Thirdly, control your actions. When people are hurting revenge is the natural response. However to control your actions you must control your thoughts. “We pull down every proud obstacle that is raised against the knowledge of God; we take every thought captive and make it obey Christ”. You should notice when your thoughts are running outside the will of God and bring them under the obedience of Christ. To accomplish this; find scriptures that helps you overcome your particular hurt. For example: to help control your thoughts you could mediate on: “In conclusion, my friends, fill your minds with those things that are good and that deserve praise: things that are true, noble, right, pure, lovely, and honorable”. “ Don’t copy the behavior and customs of this world, but let God transform you into a new person by changing the way you think. Then you will learn to know God’s will for you, which is good and pleasing and perfect”.

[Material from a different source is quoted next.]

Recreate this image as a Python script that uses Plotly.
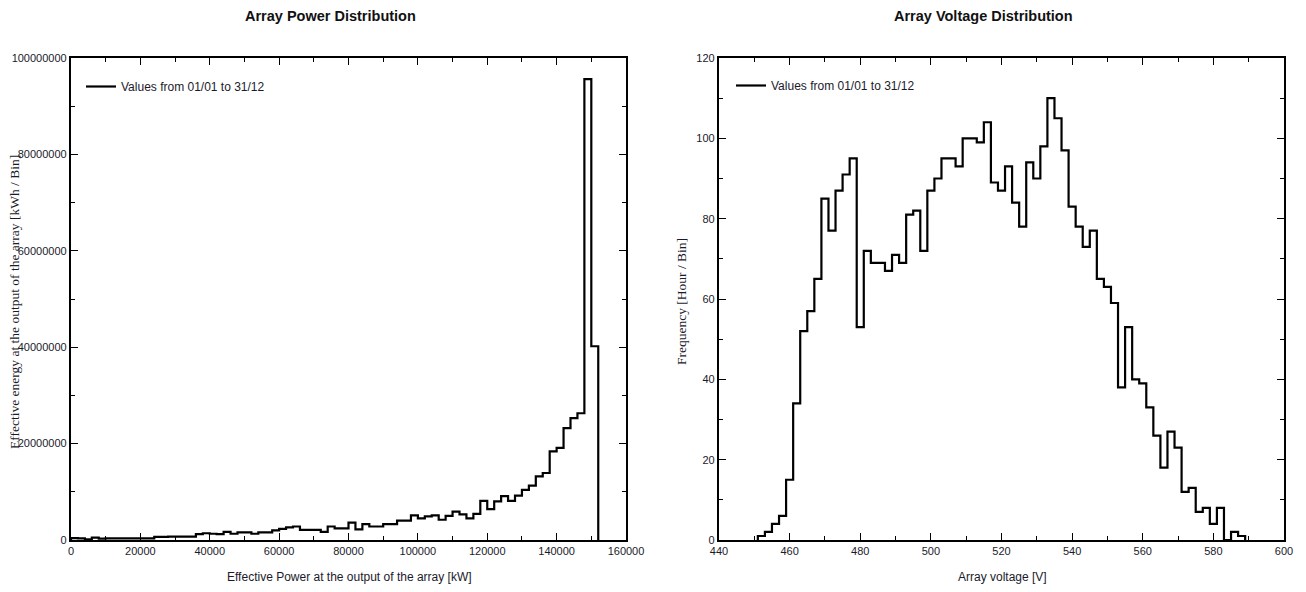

Lastly, forgive: You have to learn to forgive those who have trespassed against you, because unforgiveness will only hinder your healing process. Unforgiveness is poison in your life. It is difficult to forgive those that have wrong you. But in order to move forward you have to learned to forgive. In fact, you have to forgive those that hurt you not because they deserve it, but because you deserve it. Don’t allow them to continue to rule your heart, let it go, so you can go on. Forgiveness doesn’t mean everything is okay, instead it states, you have chosen to move on. “Lord forgive them, because they do not know what they’re doing”. – Jesus
The answer to curing church hurt is to love. The curing to repairing church hurt is love. And the answer to overcoming hurt is love. Which bring us back to the greatest commandments of all “Love God and your neighbor.